The Village of Chatham has a rich and exciting history and Bimi’s home -- Cady Hall-- has been a central player. From vaudeville to early motion picture technology to a giant of contemporary artists -- our lovely location on Main Street has housed it all.
The building has an illustrious history. Cady Hall began its life in the late 19th century as Allen's Theatre, a vaudeville venue that was used for both films and live performances into the 1930s.
The movie bug for Chatham residents began in the early 1900s when Cady’s Opera House, now Cady Hall, offered shows of sequential images created by the Antomotioscope, a machine which preceded the moving picture technology. On November 27, 1907 residents paid 10 to 15 cents per seat at Cady’s Hall to see Sublime Movie Pictures’ The Life of Christ, the first moving picture to be shown in Columbia County.Advertised as "A Gigantic 10 Reel Production: Two Machines, Giving a Non-Stop Show. No Time Lost Changing Reels."The bottom of the program promises "Big Pictures are Worth While."
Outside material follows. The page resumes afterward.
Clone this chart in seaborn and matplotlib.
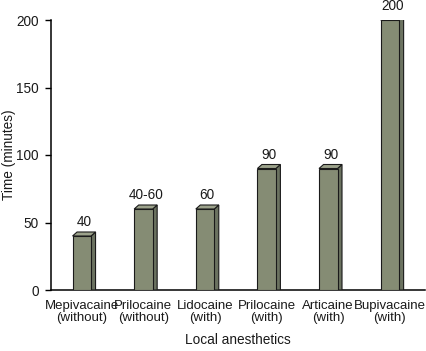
import matplotlib
matplotlib.use("Agg")
import matplotlib.pyplot as plt
from matplotlib.patches import Polygon
import seaborn as sns
import pandas as pd

categories = ["Mepivacaine\n(without)", "Prilocaine\n(without)", "Lidocaine\n(with)",
              "Prilocaine\n(with)", "Articaine\n(with)", "Bupivacaine\n(with)"]
values = [40, 60, 60, 90, 90, 200]
value_labels = ["40", "40-60", "60", "90", "90", "200"]
y_ticks = [0, 50, 100, 150, 200]

sns.set_style("white")
FS = 9.8
XFS = 9.5
plt.rcParams['font.family'] = ['Liberation Sans', 'DejaVu Sans']
plt.rcParams['font.size'] = FS
plt.rcParams['text.color'] = "#1a1a1a"
plt.rcParams['axes.labelcolor'] = "#1a1a1a"
plt.rcParams['xtick.color'] = "#1a1a1a"
plt.rcParams['ytick.color'] = "#1a1a1a"

FRONT = "#858c74"
SIDE = "#6b7260"
TOP = "#9ca28b"
EDGE = "#1a1a1a"

fig = plt.figure(figsize=(4.26, 3.51), dpi=100)
ax = fig.add_axes([51/426, 1-290/351, (425-51)/426, (290-20)/351])

df = pd.DataFrame({"cat": categories, "val": values})
sns.barplot(data=df, x="cat", y="val", color=FRONT, width=0.3, saturation=1,
            edgecolor=EDGE, linewidth=0.8, ax=ax, zorder=3)

ax.set_xlim(-0.5, 5.57)
ax.set_ylim(0, 200)
ax.set_yticks(y_ticks)
ax.set_xlabel("Local anesthetics", fontsize=FS, labelpad=6)
ax.set_ylabel("Time (minutes)", fontsize=FS)
ax.yaxis.set_label_coords(-0.093, 0.5)

for s in ["top", "right"]:
    ax.spines[s].set_visible(False)
for s in ["left", "bottom"]:
    ax.spines[s].set_color("black")
    ax.spines[s].set_linewidth(1.1)
ax.tick_params(axis="y", left=True, direction="out", length=4.5, width=1, color="black",
               pad=4.5, labelsize=FS)
ax.tick_params(axis="x", bottom=False, length=0, pad=7, labelsize=XFS)
for t in ax.get_xticklabels():
    t.set_linespacing(1.05)

# 3D depth offsets (pixels -> data)
fig.canvas.draw()
inv = ax.transData.inverted()
p0 = inv.transform((0, 0))
p1 = inv.transform((4.5, 4.0))
ddx = p1[0] - p0[0]
ddy = p1[1] - p0[1]

for patch, lab in zip(ax.patches, value_labels):
    x0 = patch.get_x()
    w = patch.get_width()
    h = patch.get_height()
    x1 = x0 + w
    side = Polygon([(x1, 0), (x1 + ddx, 0), (x1 + ddx, h + ddy), (x1, h)],
                   closed=True, facecolor=SIDE, edgecolor=EDGE, linewidth=0.8, zorder=2.9)
    top = Polygon([(x0, h), (x0 + ddx, h + ddy), (x1 + ddx, h + ddy), (x1, h)],
                  closed=True, facecolor=TOP, edgecolor=EDGE, linewidth=0.8, zorder=3.1)
    ax.add_patch(side)
    ax.add_patch(top)
    ax.text(x0 + w / 2 + ddx / 2, h + ddy + 2.0, lab, ha="center", va="bottom",
            fontsize=FS, clip_on=False)

fig.savefig("out.png", dpi=100)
Chatham was a lively center of industry in the first decades of the 20th century. Just behind Cady Hall are a set of train tracks now used for freight — that used to serve major passenger lines. Celebrities including Houdini and the Three Stooges who had just performed in Manhattan would hop off the train, do a quick gig at Cady Hall, then catch the next train up to Montreal.
In the 1970s, Ellsworth Kelly took over the grand second floor as his studio and produced a group of paintings he called the "Chatham Series," among other works. Thus began his long and loving association with Columbia County.
Bimi's is honored to be housed in such an illustrious and historically interesting building.